Ce droit n’en vaut-il pas un autre ? Et quand on dit pro­ver­bia­le­ment que chaque homme doit gar­der ses puces, on pour­rait admettre plus rai­son­na­ble­ment que chaque puce doit gar­der son homme.

Au sur­plus, ce n’est pas une ques­tion à trai­ter tant que nous serons riches, car elle conduit tout droit au com­mu­nisme et à la loi agraire : nous en repar­le­rons quand nous serons ruinés.

Pour en reve­nir à notre sujet dont les puces nous ont dis­trait, ou à la féro­ci­té des créa­tures ter­restres, je pense qu’il est fort peu d’a­ni­maux san­gui­naires par cruau­té, qu’il n’en est même pas. Quand un ani­mal se rue sur un autre, il a tou­jours quelque bonne rai­son pour cela.

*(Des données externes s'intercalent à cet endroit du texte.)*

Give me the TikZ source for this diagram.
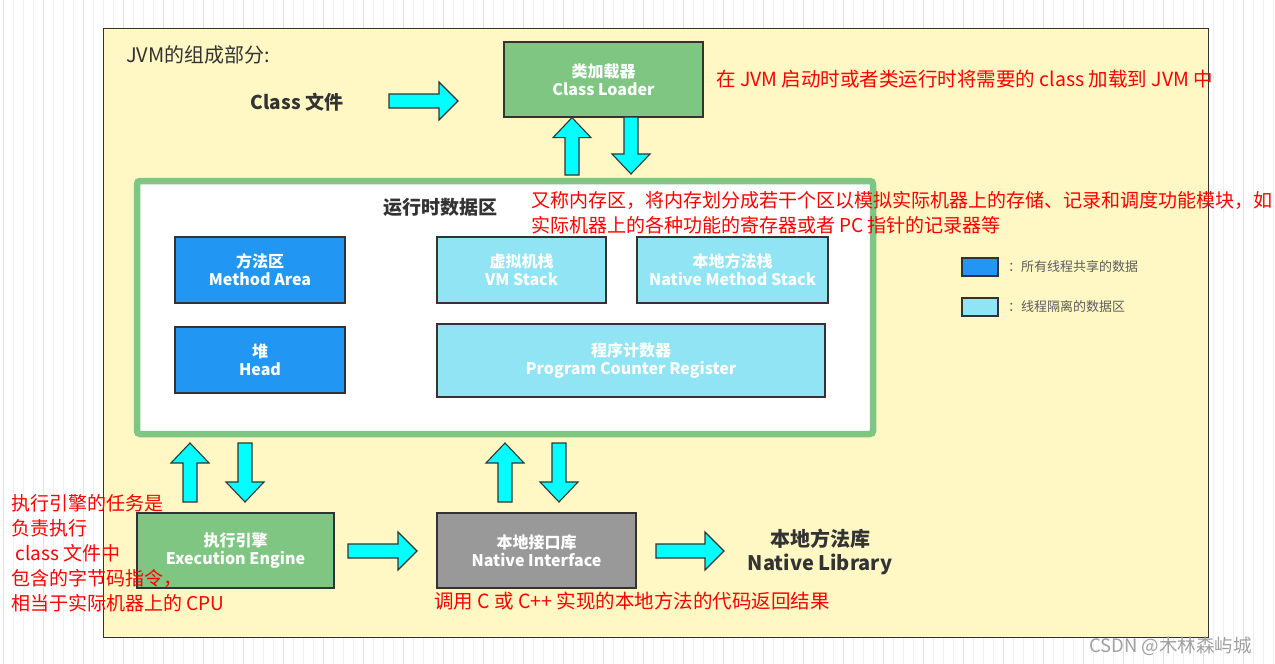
\documentclass[tikz,border=0pt]{standalone}
\usepackage{fontspec}
\setmainfont{Noto Sans CJK SC}
\usetikzlibrary{calc}
\definecolor{yel}{HTML}{FFF8C4}
\definecolor{grn}{HTML}{7FC683}
\definecolor{blu}{HTML}{2196F3}
\definecolor{lcy}{HTML}{90E4F4}
\definecolor{gry}{HTML}{999999}
\definecolor{dark}{HTML}{333333}
\definecolor{redt}{HTML}{FF0000}
\definecolor{aqua}{HTML}{00FFFF}
\definecolor{gminor}{HTML}{F0F0F0}
\definecolor{gmajor}{HTML}{E2E2E2}
\definecolor{wmark}{HTML}{A0A0A0}
\tikzset{
  box/.style={draw=dark, line width=1.2pt, text=white, align=center, inner sep=0pt,
    font=\bfseries\fontsize{16}{18}\selectfont},
  blockarrow/.style={draw=dark, fill=aqua, line width=1.1pt, line join=miter},
  redtxt/.style={text=redt, inner sep=0pt, anchor=west, font=\fontsize{19}{24}\selectfont},
  darktxt/.style={text=dark, inner sep=0pt, font=\bfseries\fontsize{19}{24}\selectfont},
  legtxt/.style={text=dark!80, inner sep=0pt, anchor=west, font=\fontsize{13}{16}\selectfont},
}
\newcommand\rarr[2]{\path[blockarrow] let \p1=(#1), \p2=(#2) in
  (\x1,\y1+7pt) -- (\x2-19pt,\y1+7pt) -- (\x2-19pt,\y1+19pt) -- (\x2,\y1) --
  (\x2-19pt,\y1-19pt) -- (\x2-19pt,\y1-7pt) -- (\x1,\y1-7pt) -- cycle;}
\newcommand\uarr[2]{\path[blockarrow] let \p1=(#1), \p2=(#2) in
  (\x1-7pt,\y1) -- (\x1-7pt,\y2-20pt) -- (\x1-19pt,\y2-20pt) -- (\x1,\y2) --
  (\x1+19pt,\y2-20pt) -- (\x1+7pt,\y2-20pt) -- (\x1+7pt,\y1) -- cycle;}
\newcommand\darr[2]{\path[blockarrow] let \p1=(#1), \p2=(#2) in
  (\x1-7pt,\y1) -- (\x1-7pt,\y2+20pt) -- (\x1-19pt,\y2+20pt) -- (\x1,\y2) --
  (\x1+19pt,\y2+20pt) -- (\x1+7pt,\y2+20pt) -- (\x1+7pt,\y1) -- cycle;}
\begin{document}
\begin{tikzpicture}[x=1pt,y=-1pt]
\useasboundingbox (0,0) rectangle (1275,664);
\fill[white] (0,0) rectangle (1275,664);
\begin{scope}[xshift=3pt,yshift=-3pt]
\draw[gminor, line width=0.8pt] (-3,-3) grid[step=10] (1272,661);
\draw[gmajor, line width=0.8pt] (-3,-3) grid[step=40] (1272,661);
\end{scope}
% main frame
\node[draw=dark, fill=yel, line width=1.3pt, minimum width=1105, minimum height=609, anchor=north west, inner sep=0pt] (jvm) at (103,28) {};
\node[text=dark, inner sep=0pt, anchor=west, font=\fontsize{20}{24}\selectfont] (title) at (126,55) {JVM的组成部分:};
\node[darktxt] (cf) at (297,102) {Class 文件};
% class loader
\node[box, fill=grn, minimum width=199, minimum height=75] (cl) at (603.5,79.5) {类加载器\\Class Loader};
\node[redtxt, font=\fontsize{19.5}{24}\selectfont] (clnote) at (716,79) {在 JVM 启动时或者类运行时将需要的 class 加载到 JVM 中};
% runtime data area
\node[draw=grn, fill=white, line width=6.5pt, rounded corners=3pt, minimum width=736, minimum height=253, inner sep=0pt] (rda) at (505,307.5) {};
\node[darktxt] (rdatitle) at (440,207) {运行时数据区};
\node[box, fill=blu, minimum width=170, minimum height=66] (ma) at (260,270) {方法区\\Method Area};
\node[box, fill=lcy, minimum width=169, minimum height=66] (vms) at (521.5,270) {虚拟机栈\\VM Stack};
\node[box, fill=lcy, minimum width=191, minimum height=66] (nms) at (732.5,270) {本地方法栈\\Native Method Stack};
\node[box, fill=blu, minimum width=170, minimum height=66] (heap) at (260,360) {堆\\Head};
\node[box, fill=lcy, minimum width=388, minimum height=73] (pcr) at (631,360.5) {程序计数器\\Program Counter Register};
\node[redtxt, align=left] (rdanote) at (531,212.5) {又称内存区，将内存划分成若干个区以模拟实际机器上的存储、记录和调度功能模块，如\\[1pt]实际机器上的各种功能的寄存器或者 PC 指针的记录器等};
% legend
\node[draw=dark, fill=blu, line width=1.2pt, minimum width=36, minimum height=18, inner sep=0pt] (leg1) at (980,267) {};
\node[legtxt] (leg1t) at (1008,267) {：所有线程共享的数据};
\node[draw=dark, fill=lcy, line width=1.2pt, minimum width=36, minimum height=18, inner sep=0pt] (leg2) at (980,307) {};
\node[legtxt] (leg2t) at (1008,307) {：线程隔离的数据区};
% bottom row
\node[box, fill=grn, minimum width=197, minimum height=75] (ee) at (235.5,550.5) {执行引擎\\Execution Engine};
\node[box, fill=gry, minimum width=199, minimum height=75] (ni) at (536.5,550.5) {本地接口库\\Native Interface};
\node[darktxt, align=center, font=\bfseries\fontsize{20}{24}\selectfont] (nl) at (820,552) {本地方法库\\Native Library};
\node[redtxt, align=left, font=\fontsize{19}{25}\selectfont, anchor=north west] (eenote) at (11,494) {执行引擎的任务是\\负责执行\\\ class 文件中\\包含的字节码指令，\\相当于实际机器上的 CPU};
\node[redtxt, font=\fontsize{19.5}{24}\selectfont] (ninote) at (434,601) {调用 C 或 C++ 实现的本地方法的代码返回结果};
\node[text=wmark, inner sep=0pt, anchor=west, font=\fontsize{18.5}{22}\selectfont] (wm) at (1089,646) {CSDN @木林森屿城};
% arrows
\coordinate (a1s) at (389,101);
\coordinate (a1e) at (458,101);
\rarr{a1s}{a1e}
\coordinate (u1b) at (572,175);
\uarr{u1b}{u1b |- cl.south}
\coordinate (d1t) at (631,117);
\coordinate (d1b) at (631,174);
\darr{d1t}{d1b}
\coordinate (u2b) at (190,502);
\coordinate (u2t) at (190,443);
\uarr{u2b}{u2t}
\coordinate (d2t) at (245,443);
\coordinate (d2b) at (245,502);
\darr{d2t}{d2b}
\coordinate (u3b) at (505,502);
\coordinate (u3t) at (505,443);
\uarr{u3b}{u3t}
\coordinate (d3t) at (559,443);
\coordinate (d3b) at (559,502);
\darr{d3t}{d3b}
\coordinate (r2s) at (348,551);
\coordinate (r2e) at (417,551);
\rarr{r2s}{r2e}
\coordinate (r3s) at (656,551);
\coordinate (r3e) at (724,551);
\rarr{r3s}{r3e}
\end{tikzpicture}
\end{document}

La plus ordi­naire, c’est qu’il a faim ; et c’est cette faim ou la néces­si­té de man­ger qu’on appelle féro­ci­té. Mais un loup qui se jette sur un mou­ton et le dévore, n’est pas plus féroce qu’un lapin qui se jette sur un chou pour s’en repaître. Ceci ne prouve qu’une chose, c’est que le loup aime le mou­ton et qu’il n’aime pas le chou. Si le goût lui en venait et si le lapin acqué­rait l’ap­pé­tit de la viande, ce serait lui qui serait la bête féroce.

Quelle dif­fé­rence voyez-vous encore ici entre l’homme et le loup et, si la féro­ci­té est de se nour­rir de chair, en quoi sommes-nous moins féroces que lui ? Est-ce parce que nous la man­geons cuite et qu’il la mange crue ? Cette dis­tinc­tion est plu­tôt culi­naire que phi­lo­so­phique. D’ailleurs qui vous dit que le loup n’aime pas la viande cuite et qu’il refu­se­rait un fri­can­deau ou un pou­let bar­dé, si vous vou­liez les lui offrir ? Je ne vois pas pour­quoi il ne les aime­rait pas. Il y a bien des hommes qui aiment la viande crue : les Abys­si­niens n’en veulent pas d’autres dans leurs repas de céré­mo­nie ; et nous-mêmes, Euro­péens, phi­lan­thropes, nous ava­lons par dou­zaines les huîtres d’Os­tende ou de Can­sale et ne les trou­vons bonnes que lors­qu’elles sont en vie.

— Mais, cer­tains ani­maux, dira-t-on, en tuent d’autres sans avoir faim et sans rai­son aucune. — Je ne connais que l’homme qui se donne cette récréa­tion et qui tue pour tuer ou seule­ment pour mon­trer son adresse. Quand, après s’être repu, un ani­mal en égorge un autre, c’est qu’il songe à la faim à venir ou à celle de sa femelle et de ses petits ; c’est qu’il craint pour eux ou pour lui. Mais qu’un ani­mal aille en détruire d’autres par passe-temps ou comme exer­cice, qu’il se plaise à les faire souf­frir, c’est ce que vous ne ver­rez jamais.

J’en conclus donc qu’il n’est qu’un seul être sur la terre auquel la déno­mi­na­tion d’a­ni­mal féroce soit appli­cable : c’est l’homme.